== Stated task ==
Transcribe all of the material exactly. Any picture in it should be left out.

== Data provided ==
** begin **
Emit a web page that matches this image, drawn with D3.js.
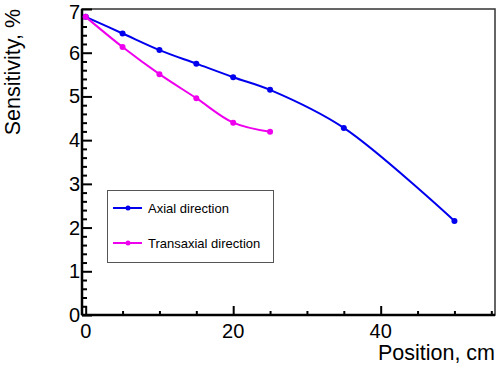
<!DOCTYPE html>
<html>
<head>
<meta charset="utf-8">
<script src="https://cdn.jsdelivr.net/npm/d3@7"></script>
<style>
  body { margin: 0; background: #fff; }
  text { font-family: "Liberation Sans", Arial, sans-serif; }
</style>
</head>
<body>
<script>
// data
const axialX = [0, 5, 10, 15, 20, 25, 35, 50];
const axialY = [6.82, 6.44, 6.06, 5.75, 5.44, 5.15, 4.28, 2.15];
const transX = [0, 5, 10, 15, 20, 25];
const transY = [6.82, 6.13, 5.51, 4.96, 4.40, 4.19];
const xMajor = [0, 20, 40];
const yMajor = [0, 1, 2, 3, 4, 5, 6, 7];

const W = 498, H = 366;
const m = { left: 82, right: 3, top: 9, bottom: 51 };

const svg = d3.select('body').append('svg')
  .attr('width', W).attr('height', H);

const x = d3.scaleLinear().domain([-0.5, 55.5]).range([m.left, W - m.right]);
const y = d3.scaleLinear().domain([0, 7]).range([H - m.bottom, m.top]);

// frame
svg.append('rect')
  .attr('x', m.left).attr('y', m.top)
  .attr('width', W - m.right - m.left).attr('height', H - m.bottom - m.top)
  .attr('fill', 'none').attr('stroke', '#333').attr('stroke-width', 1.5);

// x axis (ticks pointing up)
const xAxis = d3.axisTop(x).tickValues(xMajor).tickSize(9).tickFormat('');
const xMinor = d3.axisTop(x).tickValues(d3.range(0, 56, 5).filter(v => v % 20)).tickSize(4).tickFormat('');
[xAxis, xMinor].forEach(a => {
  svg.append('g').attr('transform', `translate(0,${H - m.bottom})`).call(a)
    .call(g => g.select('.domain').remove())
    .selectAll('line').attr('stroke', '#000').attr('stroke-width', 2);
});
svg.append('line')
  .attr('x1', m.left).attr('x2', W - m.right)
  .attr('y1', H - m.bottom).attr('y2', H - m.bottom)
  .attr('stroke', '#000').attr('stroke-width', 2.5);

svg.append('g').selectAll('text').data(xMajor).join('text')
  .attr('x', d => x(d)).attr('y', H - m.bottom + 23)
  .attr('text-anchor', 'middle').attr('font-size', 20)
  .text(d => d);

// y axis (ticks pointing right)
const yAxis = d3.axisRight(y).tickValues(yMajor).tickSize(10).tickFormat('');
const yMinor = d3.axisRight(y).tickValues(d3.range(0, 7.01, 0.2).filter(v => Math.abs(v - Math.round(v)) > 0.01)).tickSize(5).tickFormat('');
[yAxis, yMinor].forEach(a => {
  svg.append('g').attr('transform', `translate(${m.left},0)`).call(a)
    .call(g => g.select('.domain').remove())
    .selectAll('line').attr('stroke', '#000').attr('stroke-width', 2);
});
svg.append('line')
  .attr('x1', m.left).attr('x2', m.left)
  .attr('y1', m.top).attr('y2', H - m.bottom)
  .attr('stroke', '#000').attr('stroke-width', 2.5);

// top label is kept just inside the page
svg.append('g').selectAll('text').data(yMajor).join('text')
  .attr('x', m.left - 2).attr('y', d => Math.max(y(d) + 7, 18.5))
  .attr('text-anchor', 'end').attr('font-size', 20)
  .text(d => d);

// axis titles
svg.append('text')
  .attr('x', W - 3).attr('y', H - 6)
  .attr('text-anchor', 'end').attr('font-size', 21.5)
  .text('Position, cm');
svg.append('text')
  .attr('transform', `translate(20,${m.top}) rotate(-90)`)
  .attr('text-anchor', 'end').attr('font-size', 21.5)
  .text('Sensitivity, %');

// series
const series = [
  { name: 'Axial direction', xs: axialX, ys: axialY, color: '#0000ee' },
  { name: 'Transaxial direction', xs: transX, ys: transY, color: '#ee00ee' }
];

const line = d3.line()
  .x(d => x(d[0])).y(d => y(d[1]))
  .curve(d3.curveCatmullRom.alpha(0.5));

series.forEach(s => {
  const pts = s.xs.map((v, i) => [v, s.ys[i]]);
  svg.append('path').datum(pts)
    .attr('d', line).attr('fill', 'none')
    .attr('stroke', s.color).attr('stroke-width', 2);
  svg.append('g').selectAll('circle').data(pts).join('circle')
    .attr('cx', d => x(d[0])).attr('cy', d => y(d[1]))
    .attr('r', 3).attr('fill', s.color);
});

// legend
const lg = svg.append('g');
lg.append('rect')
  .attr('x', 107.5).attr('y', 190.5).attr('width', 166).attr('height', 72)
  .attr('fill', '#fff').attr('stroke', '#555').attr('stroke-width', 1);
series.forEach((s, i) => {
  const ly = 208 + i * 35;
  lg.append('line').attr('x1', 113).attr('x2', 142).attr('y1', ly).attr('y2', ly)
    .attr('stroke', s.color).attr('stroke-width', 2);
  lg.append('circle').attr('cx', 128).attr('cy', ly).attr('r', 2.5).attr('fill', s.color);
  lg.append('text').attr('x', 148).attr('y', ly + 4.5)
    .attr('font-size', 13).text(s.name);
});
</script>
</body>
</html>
** end **
== Solution for this task ==
Emit a web page that matches this image, drawn with D3.js.
<!DOCTYPE html>
<html>
<head>
<meta charset="utf-8">
<script src="https://cdn.jsdelivr.net/npm/d3@7"></script>
<style>
  body { margin: 0; background: #fff; }
  text { font-family: "Liberation Sans", Arial, sans-serif; }
</style>
</head>
<body>
<script>
// data
const axialX = [0, 5, 10, 15, 20, 25, 35, 50];
const axialY = [6.82, 6.44, 6.06, 5.75, 5.44, 5.15, 4.28, 2.15];
const transX = [0, 5, 10, 15, 20, 25];
const transY = [6.82, 6.13, 5.51, 4.96, 4.40, 4.19];
const xMajor = [0, 20, 40];
const yMajor = [0, 1, 2, 3, 4, 5, 6, 7];

const W = 498, H = 366;
const m = { left: 82, right: 3, top: 9, bottom: 51 };

const svg = d3.select('body').append('svg')
  .attr('width', W).attr('height', H);

const x = d3.scaleLinear().domain([-0.5, 55.5]).range([m.left, W - m.right]);
const y = d3.scaleLinear().domain([0, 7]).range([H - m.bottom, m.top]);

// frame
svg.append('rect')
  .attr('x', m.left).attr('y', m.top)
  .attr('width', W - m.right - m.left).attr('height', H - m.bottom - m.top)
  .attr('fill', 'none').attr('stroke', '#333').attr('stroke-width', 1.5);

// x axis (ticks pointing up)
const xAxis = d3.axisTop(x).tickValues(xMajor).tickSize(9).tickFormat('');
const xMinor = d3.axisTop(x).tickValues(d3.range(0, 56, 5).filter(v => v % 20)).tickSize(4).tickFormat('');
[xAxis, xMinor].forEach(a => {
  svg.append('g').attr('transform', `translate(0,${H - m.bottom})`).call(a)
    .call(g => g.select('.domain').remove())
    .selectAll('line').attr('stroke', '#000').attr('stroke-width', 2);
});
svg.append('line')
  .attr('x1', m.left).attr('x2', W - m.right)
  .attr('y1', H - m.bottom).attr('y2', H - m.bottom)
  .attr('stroke', '#000').attr('stroke-width', 2.5);

svg.append('g').selectAll('text').data(xMajor).join('text')
  .attr('x', d => x(d)).attr('y', H - m.bottom + 23)
  .attr('text-anchor', 'middle').attr('font-size', 20)
  .text(d => d);

// y axis (ticks pointing right)
const yAxis = d3.axisRight(y).tickValues(yMajor).tickSize(10).tickFormat('');
const yMinor = d3.axisRight(y).tickValues(d3.range(0, 7.01, 0.2).filter(v => Math.abs(v - Math.round(v)) > 0.01)).tickSize(5).tickFormat('');
[yAxis, yMinor].forEach(a => {
  svg.append('g').attr('transform', `translate(${m.left},0)`).call(a)
    .call(g => g.select('.domain').remove())
    .selectAll('line').attr('stroke', '#000').attr('stroke-width', 2);
});
svg.append('line')
  .attr('x1', m.left).attr('x2', m.left)
  .attr('y1', m.top).attr('y2', H - m.bottom)
  .attr('stroke', '#000').attr('stroke-width', 2.5);

// top label is kept just inside the page
svg.append('g').selectAll('text').data(yMajor).join('text')
  .attr('x', m.left - 2).attr('y', d => Math.max(y(d) + 7, 18.5))
  .attr('text-anchor', 'end').attr('font-size', 20)
  .text(d => d);

// axis titles
svg.append('text')
  .attr('x', W - 3).attr('y', H - 6)
  .attr('text-anchor', 'end').attr('font-size', 21.5)
  .text('Position, cm');
svg.append('text')
  .attr('transform', `translate(20,${m.top}) rotate(-90)`)
  .attr('text-anchor', 'end').attr('font-size', 21.5)
  .text('Sensitivity, %');

// series
const series = [
  { name: 'Axial direction', xs: axialX, ys: axialY, color: '#0000ee' },
  { name: 'Transaxial direction', xs: transX, ys: transY, color: '#ee00ee' }
];

const line = d3.line()
  .x(d => x(d[0])).y(d => y(d[1]))
  .curve(d3.curveCatmullRom.alpha(0.5));

series.forEach(s => {
  const pts = s.xs.map((v, i) => [v, s.ys[i]]);
  svg.append('path').datum(pts)
    .attr('d', line).attr('fill', 'none')
    .attr('stroke', s.color).attr('stroke-width', 2);
  svg.append('g').selectAll('circle').data(pts).join('circle')
    .attr('cx', d => x(d[0])).attr('cy', d => y(d[1]))
    .attr('r', 3).attr('fill', s.color);
});

// legend
const lg = svg.append('g');
lg.append('rect')
  .attr('x', 107.5).attr('y', 190.5).attr('width', 166).attr('height', 72)
  .attr('fill', '#fff').attr('stroke', '#555').attr('stroke-width', 1);
series.forEach((s, i) => {
  const ly = 208 + i * 35;
  lg.append('line').attr('x1', 113).attr('x2', 142).attr('y1', ly).attr('y2', ly)
    .attr('stroke', s.color).attr('stroke-width', 2);
  lg.append('circle').attr('cx', 128).attr('cy', ly).attr('r', 2.5).attr('fill', s.color);
  lg.append('text').attr('x', 148).attr('y', ly + 4.5)
    .attr('font-size', 13).text(s.name);
});
</script>
</body>
</html>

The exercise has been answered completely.